§ Direction
Drop the pictures, then extract the listing word for word.

§ Data segment

==*==

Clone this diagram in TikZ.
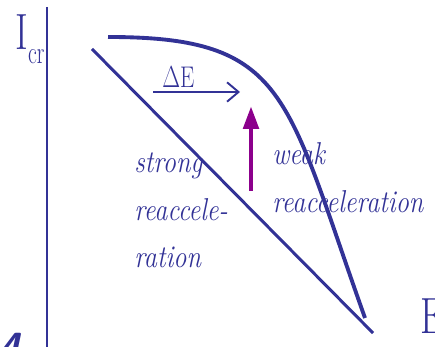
\documentclass[tikz,border=0pt]{standalone}
\usepackage{tikz}
\usepackage{graphicx}
\usetikzlibrary{positioning, arrows.meta}

\definecolor{slideblue}{RGB}{50,50,150}
\definecolor{slidepurple}{RGB}{140,0,140}
\newcommand{\squeeze}[2][0.76]{\scalebox{#1}[1]{#2}}

\begin{document}
\begin{tikzpicture}[
    axis/.style={draw=slideblue, line width=0.8pt},
    spectrum/.style={draw=slideblue, line width=2.2pt},
    diag/.style={draw=slideblue, line width=1.7pt},
    deshift/.style={draw=slideblue, line width=1.1pt, -{Straight Barb[length=6.5pt, width=11pt]}},
    boost/.style={draw=slidepurple, line width=2.8pt, -{Triangle[length=13pt, width=8.5pt]}},
    bigl/.style={text=slideblue, inner sep=0pt, anchor=base west, font=\fontsize{29}{31}\selectfont},
    lbl/.style={text=slideblue, inner sep=0pt, anchor=base west, font=\fontsize{18}{27}\selectfont\itshape},
]
\useasboundingbox (0,0) rectangle (8.7,6.94);

% axis and labels
\coordinate (ax_top) at (0.94, 6.80);
\coordinate (ax_bot) at (0.94, 0);
\draw[axis] (ax_top) -- (ax_bot);
\node[bigl] (icr) at (0.30, 5.94) {\squeeze{I}\raisebox{-7.5pt}{\fontsize{18}{20}\selectfont\squeeze[0.68]{cr}}};
\node[bigl] (e_lbl) at (8.40, 0.26) {\squeeze{E}};
\node[text=slideblue, inner sep=0pt, anchor=north west, font=\fontsize{24}{26}\selectfont\bfseries\sffamily\itshape] (pagenum) at (-0.05, 0.28) {4};

% spectra
\coordinate (curve_a) at (2.16, 6.20);
\coordinate (curve_b) at (7.30, 0.58);
\coordinate (line_a) at (1.84, 5.96);
\coordinate (line_b) at (7.46, 0.28);
\draw[spectrum] (curve_a) .. controls (5.76, 6.20) and (5.70, 5.06) .. (curve_b);
\draw[diag] (line_a) -- (line_b);

% energy shift
\node[text=slideblue, inner sep=0pt, anchor=base west, font=\fontsize{17}{19}\selectfont] (de) at (3.24, 5.18) {\squeeze{$\Delta$E}};
\coordinate (de_a) at (3.06, 5.10);
\coordinate (de_b) at (4.80, 5.10);
\draw[deshift] (de_a) -- (de_b);

\coordinate (up_a) at (5.02, 3.12);
\coordinate (up_b) at (5.02, 4.82);
\draw[boost] (up_a) -- (up_b);

\node[lbl] (strong) at (2.68, 3.48) {\squeeze[0.83]{\begin{tabular}[t]{@{}l@{}}strong\\reaccele-\\ration\end{tabular}}};
\node[lbl] (weak) at (5.44, 3.64) {\squeeze[0.83]{\begin{tabular}[t]{@{}l@{}}weak\\reacceleration\end{tabular}}};

\end{tikzpicture}
\end{document}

==*==

§ Response to the task
Clone this diagram in TikZ.
\documentclass[tikz,border=0pt]{standalone}
\usepackage{tikz}
\usepackage{graphicx}
\usetikzlibrary{positioning, arrows.meta}

\definecolor{slideblue}{RGB}{50,50,150}
\definecolor{slidepurple}{RGB}{140,0,140}
\newcommand{\squeeze}[2][0.76]{\scalebox{#1}[1]{#2}}

\begin{document}
\begin{tikzpicture}[
    axis/.style={draw=slideblue, line width=0.8pt},
    spectrum/.style={draw=slideblue, line width=2.2pt},
    diag/.style={draw=slideblue, line width=1.7pt},
    deshift/.style={draw=slideblue, line width=1.1pt, -{Straight Barb[length=6.5pt, width=11pt]}},
    boost/.style={draw=slidepurple, line width=2.8pt, -{Triangle[length=13pt, width=8.5pt]}},
    bigl/.style={text=slideblue, inner sep=0pt, anchor=base west, font=\fontsize{29}{31}\selectfont},
    lbl/.style={text=slideblue, inner sep=0pt, anchor=base west, font=\fontsize{18}{27}\selectfont\itshape},
]
\useasboundingbox (0,0) rectangle (8.7,6.94);

% axis and labels
\coordinate (ax_top) at (0.94, 6.80);
\coordinate (ax_bot) at (0.94, 0);
\draw[axis] (ax_top) -- (ax_bot);
\node[bigl] (icr) at (0.30, 5.94) {\squeeze{I}\raisebox{-7.5pt}{\fontsize{18}{20}\selectfont\squeeze[0.68]{cr}}};
\node[bigl] (e_lbl) at (8.40, 0.26) {\squeeze{E}};
\node[text=slideblue, inner sep=0pt, anchor=north west, font=\fontsize{24}{26}\selectfont\bfseries\sffamily\itshape] (pagenum) at (-0.05, 0.28) {4};

% spectra
\coordinate (curve_a) at (2.16, 6.20);
\coordinate (curve_b) at (7.30, 0.58);
\coordinate (line_a) at (1.84, 5.96);
\coordinate (line_b) at (7.46, 0.28);
\draw[spectrum] (curve_a) .. controls (5.76, 6.20) and (5.70, 5.06) .. (curve_b);
\draw[diag] (line_a) -- (line_b);

% energy shift
\node[text=slideblue, inner sep=0pt, anchor=base west, font=\fontsize{17}{19}\selectfont] (de) at (3.24, 5.18) {\squeeze{$\Delta$E}};
\coordinate (de_a) at (3.06, 5.10);
\coordinate (de_b) at (4.80, 5.10);
\draw[deshift] (de_a) -- (de_b);

\coordinate (up_a) at (5.02, 3.12);
\coordinate (up_b) at (5.02, 4.82);
\draw[boost] (up_a) -- (up_b);

\node[lbl] (strong) at (2.68, 3.48) {\squeeze[0.83]{\begin{tabular}[t]{@{}l@{}}strong\\reaccele-\\ration\end{tabular}}};
\node[lbl] (weak) at (5.44, 3.64) {\squeeze[0.83]{\begin{tabular}[t]{@{}l@{}}weak\\reacceleration\end{tabular}}};

\end{tikzpicture}
\end{document}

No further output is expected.